Pedroia’s margin in runs scored during the final month? It was 12-9.
Yet come voting time, Pedroia got 16 first-place votes to Youkilis’ two, which again introduces factors that are, in a word, immeasurable.
For a moment here, let’s turn back the clock to 2001, when Seattle Mariners outfielder Ichiro Suzuki doubled as the AL Rookie of the Year and MVP during what was a truly historic season. Taking the major leagues by storm, Suzuki batted .350 with eight home runs, 69 RBI and 127 runs scored while winning a Gold Glove Award. Many in Seattle (and across the country) wondered whether Ichiro was even the MVP on his own team during a season in which second baseman Bret Boone batted .331 with 37 home runs, 141 RBI and 118 runs scored while similarly playing excellent defense. (Boone won four Gold Gloves during his career.) Yet when it came election time, Suzuki ended up with 11 first-place votes while Boone ended up with seven, finishing third in an election that was somewhat similar to this one.
But at least that one was closer.
In retrospect, even those of us who argued for Suzuki at the time (guesses, anyone?) now wonder whether we made the right decision. Could it be that we all just caught up in the wonder of Ichiro, who hit the major leagues like a tsunami? Could be it that Suzuki surprised us because he was the first Japanese positional player to have a substantive impact on our national pastime? Could it be that Suzuki was the better story and not necessarily the better player or the more valuable one?

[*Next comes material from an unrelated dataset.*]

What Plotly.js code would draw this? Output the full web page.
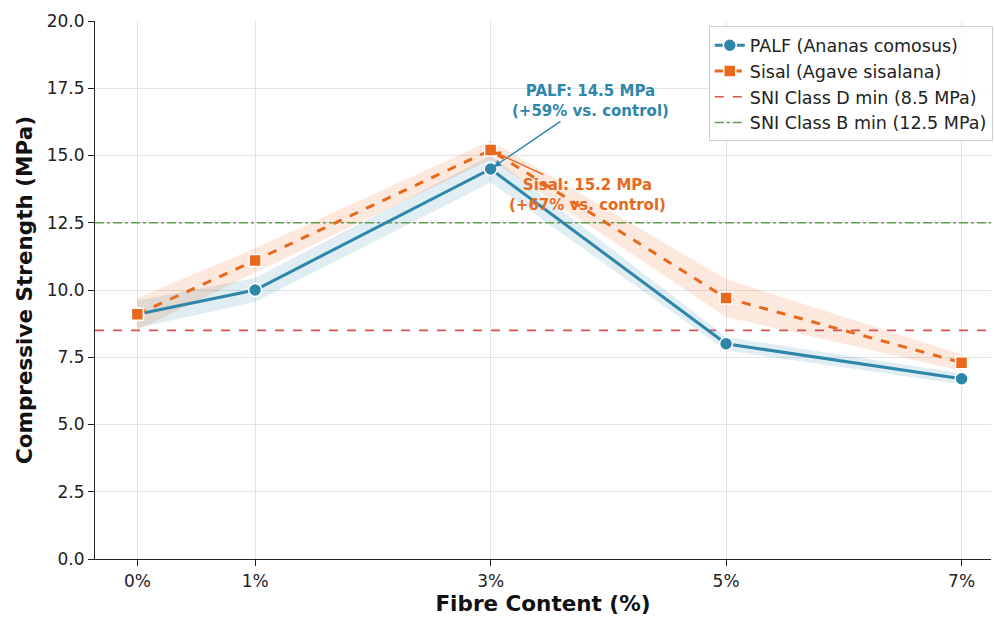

Seriously, go back and look. In the season immediately following the departure of Alex Rodriguez, Boone did far more to replace the void in Seattle’s lineup than Suzuki did. In OPS, Boone bettered Suzuki, .950 to .838. That discrepancy is somewhat similar to that between Youkilis (.958) and Pedroia (.869) this season, and yet the man with lower number was a virtual landslide winner in the election, even with one respected voter (Evan Grant of the Dallas Morning News) leaving Pedroia off his ballot entirely.
Fine, so Grant should have had Pedroia in the top 10.

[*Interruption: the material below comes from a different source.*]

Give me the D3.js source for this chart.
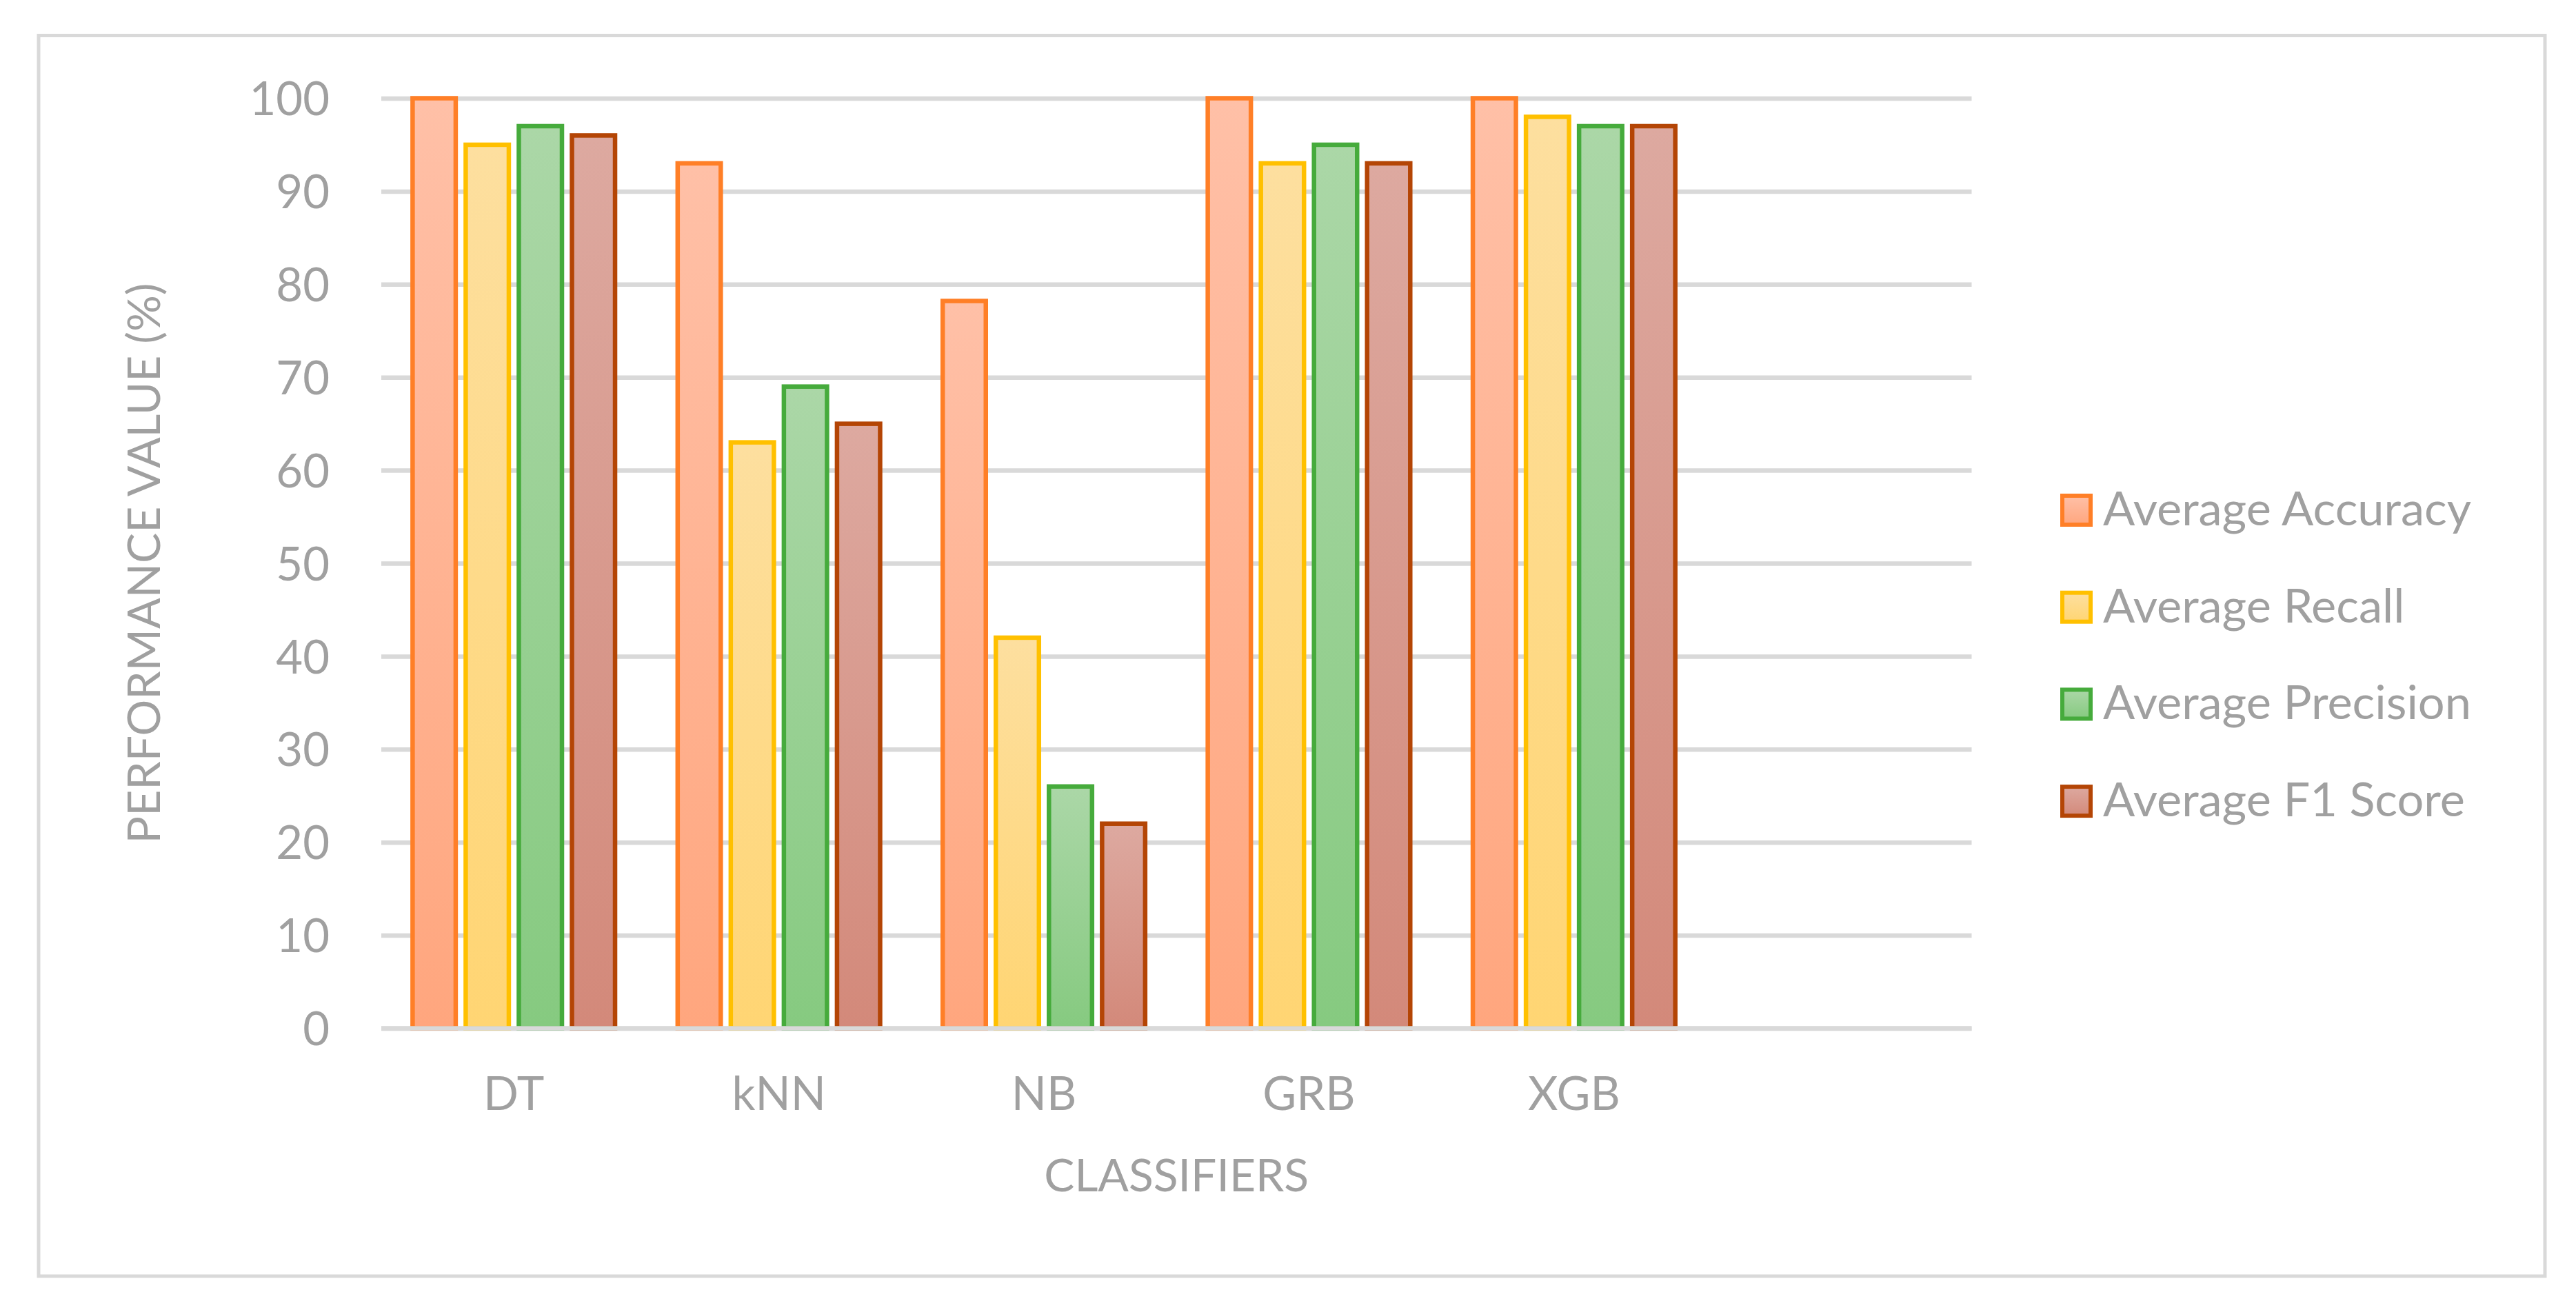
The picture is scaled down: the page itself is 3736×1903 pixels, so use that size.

But for what it’s worth, he also had Youkilis first.
Please, do not misunderstand here. WE ALL KNOW THAT DUSTIN PEDROIA IS A WORTHY MVP. That is not the issue. The issue is whether there were elements involved that made Pedroia a sentimental favorite to the point where he got eight times as many first-place votes as a teammate who was equally worthy of the award. Entering this season, none of us ever could have envisioned a scenario where Youkilis could substitute for Manny Ramirez (as Boone did for Rodriguez) in the middle of the Boston batting order. Yet somehow, Pedroia’s 18 at-bats seemed to carry far more weight than Youkilis’ 48 games, all because Pedroia doesn’t fit the profile – or is it the stereotype? – of what a cleanup hitter should be.
You say Dustin Pedroia, I say Doug Flutie.
In both cases, the story of a man overcoming physical limitations – perceived or real - is indisputably part of the package.
Of course, Pedroia has heard all of this nonsense before, and his size unfairly has been held against him for the large majority of his career. Two years ago at this time, we all wondered whether Pedroia could be an everyday player in the big leagues, let alone the 2007 AL Rookie of the Year. Now he is the reigning MVP. The Red Sox now look like geniuses for making Pedroia a controversial first-round selection and Pedroia looks like a true giant among his peers, someone who deserves far more credit than for being a small man excelling in a world dominated by big men.
For sure, Pedroia deserved this MVP award.
The size of the man should never again be a question.
But shouldn’t we at least wonder about the size of the victory?